Will you output the lines between the ones holding "Clone this chart in matplotlib." and "plt.rcParams['font.family'] = ['Liberation", inclusive, exactly as they stand, and only those lines, with the pictures left out?
>> BEGIN Provided material
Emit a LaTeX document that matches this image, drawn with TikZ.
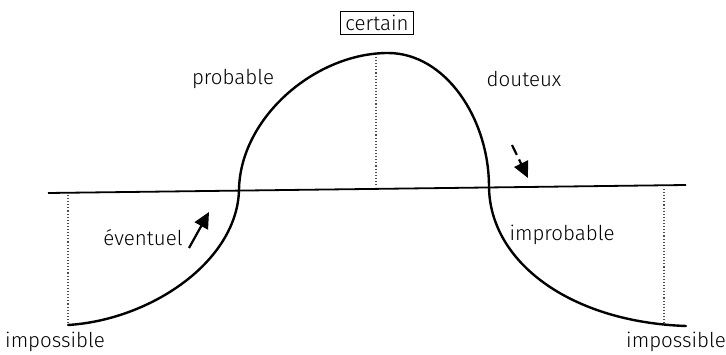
\documentclass[tikz,border=0pt]{standalone}
\usepackage{fontspec}
\setmainfont{Fira Sans Light}
\usetikzlibrary{arrows.meta}
\tikzset{
  courbe/.style={line width=2.4pt,line cap=round},
  axe/.style={line width=1.8pt},
  repere/.style={line width=1.1pt,dotted,gray!60!black},
  lbl/.style={font=\fontsize{20.5}{24}\selectfont,inner sep=2pt},
  cadre/.style={lbl,draw,line width=0.9pt,inner xsep=5pt,inner ysep=4pt},
  fl/.style={-{Triangle[length=16pt,width=15pt]},line width=2.2pt},
}
\begin{document}
\begin{tikzpicture}[x=1pt,y=-1pt]
  \useasboundingbox (0,0) rectangle (726,355);
  % axe horizontal
  \coordinate (ag) at (48,193);
  \coordinate (ad) at (686,185);
  \draw[axe] (ag) -- (ad);
  % reperes pointilles
  \coordinate (p1) at (68,195);
  \coordinate (p1b) at (68,325);
  \coordinate (p2) at (376,57);
  \coordinate (p2b) at (376,186);
  \coordinate (p3) at (664,189);
  \coordinate (p3b) at (664,324);
  \draw[repere] (p1) -- (p1b);
  \draw[repere] (p2) -- (p2b);
  \draw[repere] (p3) -- (p3b);
  % la courbe
  \coordinate (c0) at (68,325);
  \coordinate (c1) at (239,190);
  \coordinate (c2) at (388,53);
  \coordinate (c3) at (489,187);
  \coordinate (c4) at (686,326);
  \draw[courbe] (c0) .. controls (150,320) and (237,262) .. (c1)
    .. controls (240,118) and (315,53) .. (c2)
    .. controls (445,53) and (489,118) .. (c3)
    .. controls (490,262) and (570,322) .. (c4);
  % fleches
  \coordinate (f1a) at (189,248);
  \coordinate (f1b) at (209,212);
  \draw[fl] (f1a) -- (f1b);
  \coordinate (f2a) at (512,145);
  \coordinate (f2b) at (528,178);
  \draw[fl,dash pattern=on 11pt off 5pt] (f2a) -- (f2b);
  % textes
  \node[cadre] (certain) at (377,23) {certain};
  \node[lbl] (probable) at (233,79) {probable};
  \node[lbl] (douteux) at (524,79) {douteux};
  \node[lbl] (eventuel) at (143,238) {éventuel};
  \node[lbl] (improbable) at (562,235) {improbable};
  \node[lbl] (impg) at (55,342) {impossible};
  \node[lbl] (impd) at (676,342) {impossible};
\end{tikzpicture}
\end{document}
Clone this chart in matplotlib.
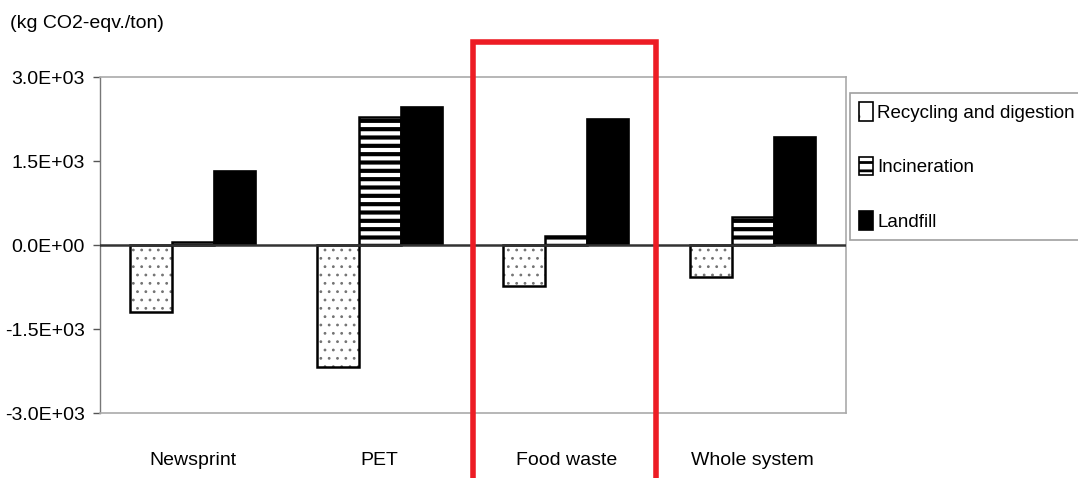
import matplotlib
matplotlib.use("Agg")
import matplotlib.pyplot as plt
from matplotlib.patches import Rectangle
import numpy as np

plt.rcParams['font.family'] = ['Liberation Sans', 'DejaVu Sans']

categories = ["Newsprint", "PET", "Food waste", "Whole system"]
series = ["Recycling and digestion", "Incineration", "Landfill"]
recycling = [-1200, -2180, -730, -570]
incineration = [50, 2280, 160, 500]
landfill = [1330, 2460, 2250, 1930]
yticks = [3000, 1500, 0, -1500, -3000]
ytick_labels = ["3.0E+03", "1.5E+03", "0.0E+00", "-1.5E+03", "-3.0E+03"]

W, H = 1078, 478
fig = plt.figure(figsize=(W/100, H/100), dpi=100)
ax = fig.add_axes([100/W, (H-413)/H, 746/W, 336/H])

x = np.arange(len(categories))
bw = 0.225
plt.rcParams['hatch.linewidth'] = 0.8
plt.rcParams['hatch.color'] = '#666666'
b1 = ax.bar(x - bw, recycling, bw, facecolor='white', edgecolor='black', linewidth=1.8,
            hatch='..', zorder=3, label=series[0])
for p in b1:
    p._hatch_color = (0.45, 0.45, 0.45, 1)
plt.rcParams['hatch.linewidth'] = 3.0
b2 = ax.bar(x, incineration, bw, facecolor='white', edgecolor='black', linewidth=1.8,
            hatch='--', zorder=3, label=series[1])
for p in b2:
    p._hatch_color = (0, 0, 0, 1)
    if hasattr(p, 'set_hatch_linewidth'):
        p.set_hatch_linewidth(3.0)
b3 = ax.bar(x + bw, landfill, bw, facecolor='black', edgecolor='black', linewidth=1.2,
            zorder=3, label=series[2])

ax.axhline(0, color='#333333', lw=1.8, zorder=4)
ax.set_xlim(-0.5, 3.5)
ax.set_ylim(-3000, 3000)
ax.set_yticks(yticks)
ax.set_yticklabels(ytick_labels, fontsize=14)
ax.set_xticks(x)
ax.set_xticklabels(categories, fontsize=14)
ax.tick_params(axis='x', length=0, pad=28)
ax.tick_params(axis='y', length=5, width=1, color='#555555', pad=6, direction='out')
for s in ['top', 'bottom', 'right']:
    ax.spines[s].set_color('#aaaaaa')
    ax.spines[s].set_linewidth(1.2)
ax.spines['left'].set_color('#777777')
ax.spines['left'].set_linewidth(1.0)

fig.text(10/W, 1 - 24/H, "(kg CO2-eqv./ton)", fontsize=14, va='center', ha='left')

leg = fig.legend(handles=[b1, b2, b3], labels=series, loc='upper left',
                 bbox_to_anchor=(850/W, 1 - 93/H), fontsize=13.5, frameon=True,
                 fancybox=False, edgecolor='#888888', handlelength=0.75, handleheight=1.15,
                 handletextpad=0.2, labelspacing=1.85, borderpad=0.5, borderaxespad=0)
leg.get_frame().set_linewidth(1.2)
handles = getattr(leg, 'legend_handles', None) or getattr(leg, 'legendHandles', [])
if handles:
    h0 = handles[0]
    h0._hatch_linewidth = 0.6
    h0.set_hatch('.')
    h0.set_linewidth(1.2)
    handles[1]._hatch_linewidth = 2.0
    handles[1].set_linewidth(1.2)

# red highlight box
fig.patches.append(Rectangle((473/W, -0.1), 183/W, 1 - 42/H + 0.1, transform=fig.transFigure,
                             fill=False, edgecolor='#ED1C24', linewidth=4, zorder=10))

fig.savefig("out.png", dpi=100)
>> END Provided material
# Exercise answer:
Clone this chart in matplotlib.
import matplotlib
matplotlib.use("Agg")
import matplotlib.pyplot as plt
from matplotlib.patches import Rectangle
import numpy as np

plt.rcParams['font.family'] = ['Liberation Sans', 'DejaVu Sans']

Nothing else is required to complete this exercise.